Because this is the typical useless plan and fight that the Chavez Government engages in that takes up a lot of its time to obtain a political victory, but yields little, if any, benefit to the people, whether they support the revolution or not.

It all started with the defeat of pretty eyes Cabello to the Governorship of Miranda State last November. Clearly, while numbers were indicating Cabello would lose due to his low popularity, Cabello somehow thought that mobilizing and paying voters (and who knows what else!) would somehow give him the victory despite his lag in the polls. But it was not to be and Cabello scrambled to move money out of the Governorship before handing over power and decided to reduce the power of the State police, knows as Polimiranda.

On November 28th. 2008, the day before the new Governor was sworn in, thousands of weapons were removed from local policemen and ever since then, there has been a constant bickering over jurisdiction between the National Guard and the local police. The Government has sent in National Guardsmen in three towns, to remove the local police and replace it with out of town guardsmen. The moves, which have no legal basis, have been resisted by the population as they realize that no matter how bad Polimiranda may be, at least they are there for them when it comes to stopping crime and defending the people in the town. In contrast, the people view the National gaurd as their out of town repressive enemies, ready to act against them if orders from their superior says so.

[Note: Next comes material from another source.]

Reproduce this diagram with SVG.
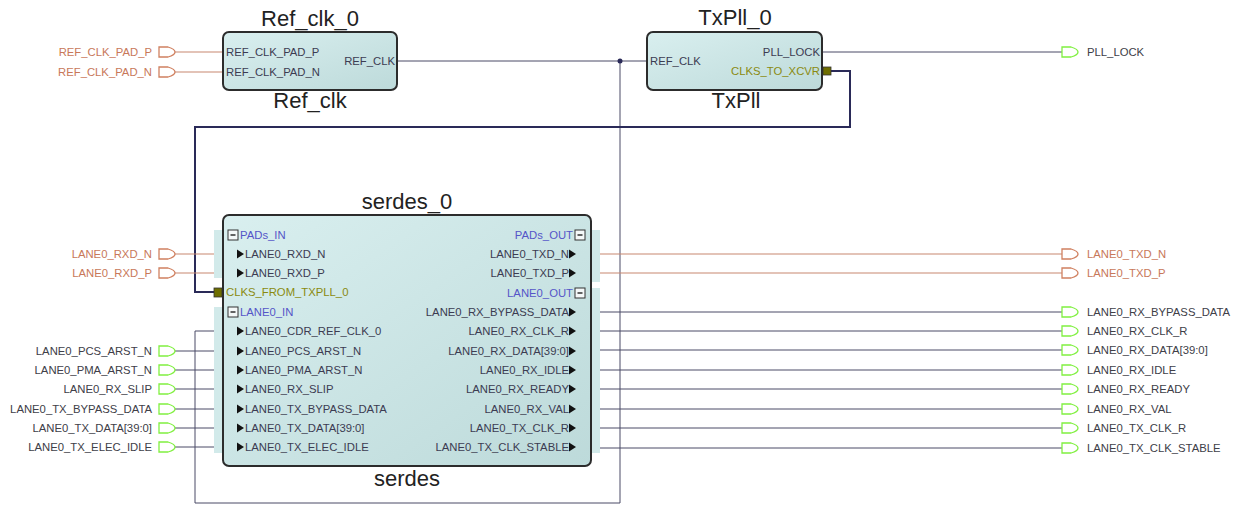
<svg xmlns="http://www.w3.org/2000/svg" width="1239" height="506" viewBox="0 0 1239 506">
<defs>
<linearGradient id="blkfill" x1="0" y1="0" x2="1" y2="1">
<stop offset="0" stop-color="#d9efef"/>
<stop offset="1" stop-color="#bddada"/>
</linearGradient>
<path id="pin" d="M0,-5 H9 Q16,-3 16,0 Q16,3 9,5 H0 Z"/>
<path id="tri" d="M0,-4.5 L7,0 L0,4.5 Z"/>
<g id="minus"><rect x="0" y="-5" width="10" height="10" fill="#f4f8f8" stroke="#333" stroke-width="1"/><path d="M2.5,0 H7.5" stroke="#222" stroke-width="1.4"/></g>
</defs>
<style>
.t{font-family:"Liberation Sans",Arial,sans-serif;font-size:11.3px;fill:#3c3c52}
.e{text-anchor:end}
.o{fill:#c8785a}
.g{fill:#404048}
.grp{fill:#5555c8}
.ol{fill:#8a8a10}
.ti{font-family:"Liberation Sans",Arial,sans-serif;font-size:22px;fill:#222;text-anchor:middle}
.blk{fill:url(#blkfill);stroke:#2c2c2c;stroke-width:2}
.band{fill:#d2eaea}
.pg{fill:#fff;stroke:#80f040;stroke-width:1.3}
.po{fill:#fff;stroke:#d08060;stroke-width:1.3}
.wo{stroke:#c88870;stroke-width:1.2;fill:none}
.wd{stroke:#4a4a66;stroke-width:1;fill:none}
.wt{stroke:#2a2a58;stroke-width:2;fill:none}
.tri{fill:#111}
</style>
<rect width="1239" height="506" fill="#fff"/>

<g id="connectors">
<path class="wo" d="M175,52 H223"/>
<path class="wo" d="M175,72 H223"/>
<path class="wd" d="M397,61 H647"/>
<path class="wd" d="M620,61 V503 H195 V331 H223"/>
<circle cx="620" cy="61" r="2.5" fill="#2a2a58"/>
<path class="wd" d="M822,52 H1062"/>
<path class="wt" d="M831,71 H850 V127 H195 V292 H214"/>
<path class="wo" d="M175,254 H223"/>
<path class="wo" d="M175,273 H223"/>
<path class="wd" d="M175,351 H223"/>
<path class="wd" d="M175,370 H223"/>
<path class="wd" d="M175,389 H223"/>
<path class="wd" d="M175,409 H223"/>
<path class="wd" d="M175,428 H223"/>
<path class="wd" d="M175,447 H223"/>
<path class="wo" d="M591,254 H1062"/>
<path class="wo" d="M591,273 H1062"/>
<path class="wd" d="M591,312 H1062"/>
<path class="wd" d="M591,331 H1062"/>
<path class="wd" d="M591,350 H1062"/>
<path class="wd" d="M591,370 H1062"/>
<path class="wd" d="M591,389 H1062"/>
<path class="wd" d="M591,409 H1062"/>
<path class="wd" d="M591,428 H1062"/>
<path class="wd" d="M591,448 H1062"/>
</g>

<g id="ref_clk_0">
<text class="ti" x="310" y="26">Ref_clk_0</text>
<rect class="blk" x="223" y="32" width="174" height="58" rx="6"/>
<text class="t" x="226" y="56">REF_CLK_PAD_P</text>
<text class="t" x="226" y="76">REF_CLK_PAD_N</text>
<text class="t e" x="395" y="65">REF_CLK</text>
<text class="ti" x="310" y="108">Ref_clk</text>
</g>

<g id="txpll_0">
<text class="ti" x="735" y="25">TxPll_0</text>
<rect class="blk" x="647" y="32" width="175" height="58" rx="6"/>
<text class="t" x="650" y="65">REF_CLK</text>
<text class="t e" x="820" y="56">PLL_LOCK</text>
<text class="t e ol" x="820" y="75">CLKS_TO_XCVR</text>
<rect x="823" y="67" width="8" height="8" fill="#6e6e00" stroke="#333" stroke-width="0.8"/>
<text class="ti" x="736" y="108">TxPll</text>
</g>

<g id="serdes_0">
<text class="ti" x="407" y="209">serdes_0</text>
<rect class="band" x="214" y="230" width="14" height="48"/>
<rect class="band" x="214" y="307" width="14" height="146"/>
<rect class="band" x="586" y="230" width="14" height="52"/>
<rect class="band" x="586" y="288" width="14" height="165"/>
<rect class="blk" x="223" y="215" width="368" height="251" rx="6"/>
<use href="#minus" x="228" y="235"/>
<text class="t grp" x="240" y="239">PADs_IN</text>
<use class="tri" href="#tri" x="237" y="254"/><text class="t" x="245" y="258">LANE0_RXD_N</text>
<use class="tri" href="#tri" x="237" y="273"/><text class="t" x="245" y="277">LANE0_RXD_P</text>
<rect x="214" y="288" width="8" height="9" fill="#6e6e00" stroke="#333" stroke-width="0.8"/>
<text class="t ol" x="226" y="296">CLKS_FROM_TXPLL_0</text>
<use href="#minus" x="228" y="312"/>
<text class="t grp" x="240" y="316">LANE0_IN</text>
<use class="tri" href="#tri" x="237" y="331"/><text class="t" x="245" y="335">LANE0_CDR_REF_CLK_0</text>
<use class="tri" href="#tri" x="237" y="351"/><text class="t" x="245" y="355">LANE0_PCS_ARST_N</text>
<use class="tri" href="#tri" x="237" y="370"/><text class="t" x="245" y="374">LANE0_PMA_ARST_N</text>
<use class="tri" href="#tri" x="237" y="389"/><text class="t" x="245" y="393">LANE0_RX_SLIP</text>
<use class="tri" href="#tri" x="237" y="409"/><text class="t" x="245" y="413">LANE0_TX_BYPASS_DATA</text>
<use class="tri" href="#tri" x="237" y="428"/><text class="t" x="245" y="432">LANE0_TX_DATA[39:0]</text>
<use class="tri" href="#tri" x="237" y="447"/><text class="t" x="245" y="451">LANE0_TX_ELEC_IDLE</text>
<text class="t e grp" x="573" y="239">PADs_OUT</text>
<use href="#minus" x="575" y="235"/>
<text class="t e" x="569" y="258">LANE0_TXD_N</text><use class="tri" href="#tri" x="569" y="254"/>
<text class="t e" x="569" y="277">LANE0_TXD_P</text><use class="tri" href="#tri" x="569" y="273"/>
<text class="t e grp" x="573" y="297">LANE0_OUT</text>
<use href="#minus" x="575" y="293"/>
<text class="t e" x="569" y="316">LANE0_RX_BYPASS_DATA</text><use class="tri" href="#tri" x="569" y="312"/>
<text class="t e" x="569" y="335">LANE0_RX_CLK_R</text><use class="tri" href="#tri" x="569" y="331"/>
<text class="t e" x="569" y="355">LANE0_RX_DATA[39:0]</text><use class="tri" href="#tri" x="569" y="351"/>
<text class="t e" x="569" y="374">LANE0_RX_IDLE</text><use class="tri" href="#tri" x="569" y="370"/>
<text class="t e" x="569" y="393">LANE0_RX_READY</text><use class="tri" href="#tri" x="569" y="389"/>
<text class="t e" x="569" y="413">LANE0_RX_VAL</text><use class="tri" href="#tri" x="569" y="409"/>
<text class="t e" x="569" y="432">LANE0_TX_CLK_R</text><use class="tri" href="#tri" x="569" y="428"/>
<text class="t e" x="569" y="451">LANE0_TX_CLK_STABLE</text><use class="tri" href="#tri" x="569" y="447"/>
<text class="ti" x="407" y="486">serdes</text>
</g>

<g id="port_REF_CLK_PAD_P"><use class="po" href="#pin" x="159" y="52"/><text class="t e o" x="152" y="56">REF_CLK_PAD_P</text></g>
<g id="port_REF_CLK_PAD_N"><use class="po" href="#pin" x="159" y="72"/><text class="t e o" x="152" y="76">REF_CLK_PAD_N</text></g>
<g id="port_LANE0_RXD_N"><use class="po" href="#pin" x="159" y="254"/><text class="t e o" x="152" y="258">LANE0_RXD_N</text></g>
<g id="port_LANE0_RXD_P"><use class="po" href="#pin" x="159" y="273"/><text class="t e o" x="152" y="277">LANE0_RXD_P</text></g>
<g id="port_LANE0_PCS_ARST_N"><use class="pg" href="#pin" x="159" y="351"/><text class="t e g" x="152" y="355">LANE0_PCS_ARST_N</text></g>
<g id="port_LANE0_PMA_ARST_N"><use class="pg" href="#pin" x="159" y="370"/><text class="t e g" x="152" y="374">LANE0_PMA_ARST_N</text></g>
<g id="port_LANE0_RX_SLIP"><use class="pg" href="#pin" x="159" y="389"/><text class="t e g" x="152" y="393">LANE0_RX_SLIP</text></g>
<g id="port_LANE0_TX_BYPASS_DATA"><use class="pg" href="#pin" x="159" y="409"/><text class="t e g" x="152" y="413">LANE0_TX_BYPASS_DATA</text></g>
<g id="port_LANE0_TX_DATA"><use class="pg" href="#pin" x="159" y="428"/><text class="t e g" x="152" y="432">LANE0_TX_DATA[39:0]</text></g>
<g id="port_LANE0_TX_ELEC_IDLE"><use class="pg" href="#pin" x="159" y="447"/><text class="t e g" x="152" y="451">LANE0_TX_ELEC_IDLE</text></g>

<g id="port_PLL_LOCK"><use class="pg" href="#pin" x="1062" y="52"/><text class="t g" x="1087" y="56">PLL_LOCK</text></g>
<g id="port_LANE0_TXD_N"><use class="po" href="#pin" x="1062" y="254"/><text class="t o" x="1087" y="258">LANE0_TXD_N</text></g>
<g id="port_LANE0_TXD_P"><use class="po" href="#pin" x="1062" y="273"/><text class="t o" x="1087" y="277">LANE0_TXD_P</text></g>
<g id="port_LANE0_RX_BYPASS_DATA"><use class="pg" href="#pin" x="1062" y="312"/><text class="t g" x="1087" y="316">LANE0_RX_BYPASS_DATA</text></g>
<g id="port_LANE0_RX_CLK_R"><use class="pg" href="#pin" x="1062" y="331"/><text class="t g" x="1087" y="335">LANE0_RX_CLK_R</text></g>
<g id="port_LANE0_RX_DATA"><use class="pg" href="#pin" x="1062" y="350"/><text class="t g" x="1087" y="354">LANE0_RX_DATA[39:0]</text></g>
<g id="port_LANE0_RX_IDLE"><use class="pg" href="#pin" x="1062" y="370"/><text class="t g" x="1087" y="374">LANE0_RX_IDLE</text></g>
<g id="port_LANE0_RX_READY"><use class="pg" href="#pin" x="1062" y="389"/><text class="t g" x="1087" y="393">LANE0_RX_READY</text></g>
<g id="port_LANE0_RX_VAL"><use class="pg" href="#pin" x="1062" y="409"/><text class="t g" x="1087" y="413">LANE0_RX_VAL</text></g>
<g id="port_LANE0_TX_CLK_R"><use class="pg" href="#pin" x="1062" y="428"/><text class="t g" x="1087" y="432">LANE0_TX_CLK_R</text></g>
<g id="port_LANE0_TX_CLK_STABLE"><use class="pg" href="#pin" x="1062" y="448"/><text class="t g" x="1087" y="452">LANE0_TX_CLK_STABLE</text></g>
</svg>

And when the Guardsmen came in and removed the police from their headquarters, with the backing of the Chavista Mayor, the people were mad and the drums began calling for war against the invasion. And when tear gas was used, the population was incensed as women are children were out in the streets defending what little quality of life they could have with the thought that Polimiranda was there for them.

And while this was being shown on the traditional media, the Government sponsored media, VTV, Telesur, ABN, simply ignored the riots for over half a day. Thus, even those who are pro-Chavez had to go and watch (God forbid!) Globovision or Venevision, because their leader was censoring the repression of Curiepe. And this attempt at censorship was simply too close to Chavez and his cronies expressing their outrage  over censorship in Honduras.

And as a tense calm spreads over Curiepe, the reality is that the people are upset. And having the Head of the National Guard come on TV to say that the Curiepe operation was “impeccable” is not precisely what the people of Curiepe wanted to hear. And to deny the existence of injuries simply shows how insensitive the “people’s” Government has become. Somehow the needs of the Honduran people seem to be more important to the Dictator than their own.

And as the Government dismisses Curiepe, it also minimizes the problems in Guayana or today’s very succesful strike in the country’s universities. But the people are not dumb, they understand the implications of shutting down the radio stations for their ability to be informed, the same way they resent Zelaya’s jet setting in PDVSA’s jets and the “new”  limits over Government officials pay which sets an upper bound of US$ 95,000 for the salary of a revolutionary Deputy, Minister or Justice.

And as even aporrea.org seems to maintain a surprising silence over Curiepe. Chavismo should learn from history and heed the war cry of Curiepe’s drums. Because they are not being played for San Juan, following tradition, they are being played as a protest and in the defense of the people who only six months ago, believed that Hugo Chavez was best for their future, but today are willing to go and fight his emissaries, even if their only weapons are the drums and their outrage.

And both of them may be signaling that the people want attention and demand that Chavez stay home and worry about their problems and not those of far away lands which are difficult for the average Venezuelan to even imagine.